Image result for misfah oman
Yes I ran on those. Nothing like having a concrete balance beam at mile 30 of a race.
Finally I came to the top of the last hill and saw the town of Al Hamra below.  I could hear the finish line although it was still a few miles away. The sun was setting and I could not believe I had been out here more than ten hours. As I made my way down the final single track towards the town, the Muslim call to prayer began as it does every evening at dusk. The voices of the iman worship leaders from various minarets echoed around me as the sky changed from orange to dark. It was one of those moments in life that was pure magic. Suddenly every step of the past ten hours had been fully worth it.

Then in 10 hours and 46 minutes I was DONE! Turns out I was the first in my 50-59 division as well as the first American woman to cross the line!

This was taken the next day. These men were not in my division but agreed to pose with me.
How to summarize this day. Brutal. Unforgettable. Challenging. Eye opening. Fantastic.
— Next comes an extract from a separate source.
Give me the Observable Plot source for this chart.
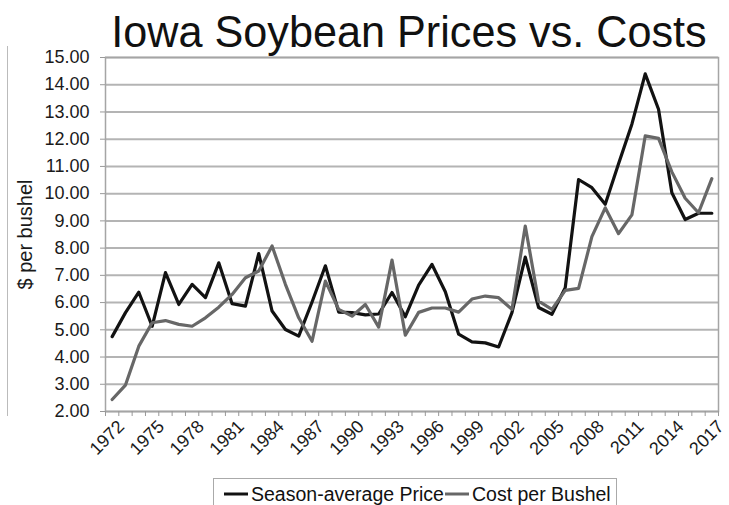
<!DOCTYPE html>
<html>
<head>
<meta charset="utf-8">
<script src="https://cdn.jsdelivr.net/npm/d3@7"></script>
<script src="https://cdn.jsdelivr.net/npm/@observablehq/plot@0.6"></script>
<style>
  html, body { margin: 0; padding: 0; background: #fff; }
  body { font-family: "Liberation Sans", Arial, Helvetica, sans-serif; }
  #wrap { position: relative; width: 729px; height: 505px; overflow: hidden; background: #fff; }
  #chart { position: absolute; left: 0; top: 0; }
  #title { position: absolute; left: 99px; top: 9px; width: 613px; text-align: center;
           font-size: 45px; line-height: 45px; color: #111; white-space: nowrap;
           transform: scaleX(0.96); transform-origin: 50% 50%; }
  #legend { position: absolute; left: 213px; top: 478px; width: 404px; height: 40px;
            border: 1.5px solid #aaa; box-sizing: border-box; display: flex; align-items: flex-start;
            padding: 2px 0 0 9px; font-size: 19.5px; color: #111; white-space: nowrap; }
  #legend .item { display: flex; align-items: center; height: 26px; }
  #legend svg { display: block; margin-right: 2px; }
  #edge { position: absolute; left: 7px; top: 46px; width: 0; height: 370px; border-left: 1.5px solid #bbb; }
</style>
</head>
<body>
<div id="wrap">
  <div id="edge"></div>
  <div id="chart"></div>
  <div id="title"></div>
  <div id="legend"></div>
</div>
<script>
const titleText = "Iowa Soybean Prices vs. Costs";
const yLabel = "$ per bushel";
const seriesNames = ["Season-average Price", "Cost per Bushel"];
const seriesColors = ["#121212", "#676767"];

const years = [1972, 1973, 1974, 1975, 1976, 1977, 1978, 1979, 1980, 1981,
               1982, 1983, 1984, 1985, 1986, 1987, 1988, 1989, 1990, 1991,
               1992, 1993, 1994, 1995, 1996, 1997, 1998, 1999, 2000, 2001,
               2002, 2003, 2004, 2005, 2006, 2007, 2008, 2009, 2010, 2011,
               2012, 2013, 2014, 2015, 2016, 2017];

const price = [4.75, 5.63, 6.38, 5.13, 7.10, 5.93, 6.67, 6.18, 7.46, 5.96,
               5.87, 7.80, 5.69, 5.01, 4.77, 6.02, 7.35, 5.65, 5.63, 5.55,
               5.58, 6.37, 5.48, 6.64, 7.40, 6.40, 4.84, 4.56, 4.52, 4.37,
               5.63, 7.67, 5.82, 5.57, 6.55, 10.52, 10.22, 9.61, 11.10, 12.55,
               14.40, 13.10, 10.03, 9.05, 9.28, 9.28];

const cost = [2.44, 2.97, 4.40, 5.26, 5.34, 5.20, 5.13, 5.44, 5.83, 6.30,
              6.91, 7.16, 8.08, 6.67, 5.44, 4.58, 6.79, 5.75, 5.50, 5.93,
              5.10, 7.56, 4.80, 5.64, 5.80, 5.80, 5.65, 6.13, 6.24, 6.18,
              5.75, 8.81, 6.05, 5.75, 6.45, 6.52, 8.42, 9.48, 8.53, 9.22,
              12.12, 12.03, 10.80, 9.83, 9.30, 10.55];

const yTicks = [2, 3, 4, 5, 6, 7, 8, 9, 10, 11, 12, 13, 14, 15];
const xTickLabels = [1972, 1975, 1978, 1981, 1984, 1987, 1990, 1993, 1996, 1999, 2002, 2005, 2008, 2011, 2014, 2017];

// Build table
const rows = [];
[price, cost].forEach((vals, s) => {
  years.forEach((yr, i) => rows.push({ year: yr, value: vals[i], series: seriesNames[s] }));
});
const boundaries = years.map(y => y - 0.5).concat([years[years.length - 1] + 0.5]);

const chart = Plot.plot({
  width: 729,
  height: 505,
  marginTop: 57,
  marginBottom: 94,
  marginLeft: 105,
  marginRight: 11,
  style: { fontFamily: '"Liberation Sans", Arial, Helvetica, sans-serif', fontSize: "18px", color: "#1a1a1a", background: "transparent" },
  x: { type: "linear", domain: [years[0] - 0.5, years[years.length - 1] + 0.5] },
  y: { domain: [yTicks[0], yTicks[yTicks.length - 1]] },
  color: { domain: seriesNames, range: seriesColors },
  marks: [
    Plot.gridY(yTicks, { stroke: "#b4b4b4", strokeWidth: 2, strokeOpacity: 1 }),
    Plot.frame({ stroke: "#a5a5a5", strokeWidth: 1.5 }),
    Plot.axisY(yTicks, { tickFormat: d => d.toFixed(2), tickSize: 5, tickPadding: 11, stroke: "#999", label: null }),
    Plot.axisY({ ticks: [], label: yLabel, labelAnchor: "center", labelArrow: "none", labelOffset: 88, fontSize: 20 }),
    Plot.axisX(boundaries, { tickFormat: () => "", tickSize: 5, stroke: "#999", label: null }),
    Plot.axisX(xTickLabels, { tickFormat: d => String(d), tickSize: 0, tickPadding: 8, tickRotate: -45, label: null, dx: 9, dy: 4 }),
    Plot.line(rows, { x: "year", y: "value", z: "series", stroke: "series", strokeWidth: 3.2 })
  ]
});
document.getElementById("chart").appendChild(chart);

document.getElementById("title").textContent = titleText;

const legend = d3.select("#legend");
seriesNames.forEach((name, i) => {
  const item = legend.append("div").attr("class", "item");
  const svg = item.append("svg").attr("width", 26).attr("height", 10);
  svg.append("line").attr("x1", 1).attr("x2", 25).attr("y1", 5).attr("y2", 5)
     .attr("stroke", seriesColors[i]).attr("stroke-width", 3);
  item.append("span").text(name);
});
</script>
</body>
</html>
This is only the second year UTMB has had this race in Oman (last year they only offered the 130k distance but they have grown the race from about 350 to 1,600 people! Considering the harsh and remote landscape they did a phenomenal job of marking the course and keeping everyone safe. I can't say enough about the race and the country, itself. It truly is an adventure destination chock full of something for anyone and everyone. Sandy beaches, rugged mountains, sand dunes, city life. And, the most amazing food. It's a long journey, but one well worth the time you have to spend watching movies, drinking wine and sleeping upright next to farting strangers. Trust me.

Oh, and you just might see a camel on the road.

These two - Ellie and Morgan were our hosts and kept everyone organized. They were amazing and I love them.

Thanks to Oman Sail for hosting us and showing off the country, its people and the race course. I hope to back one day. That is, once I recover and actually want to do another race!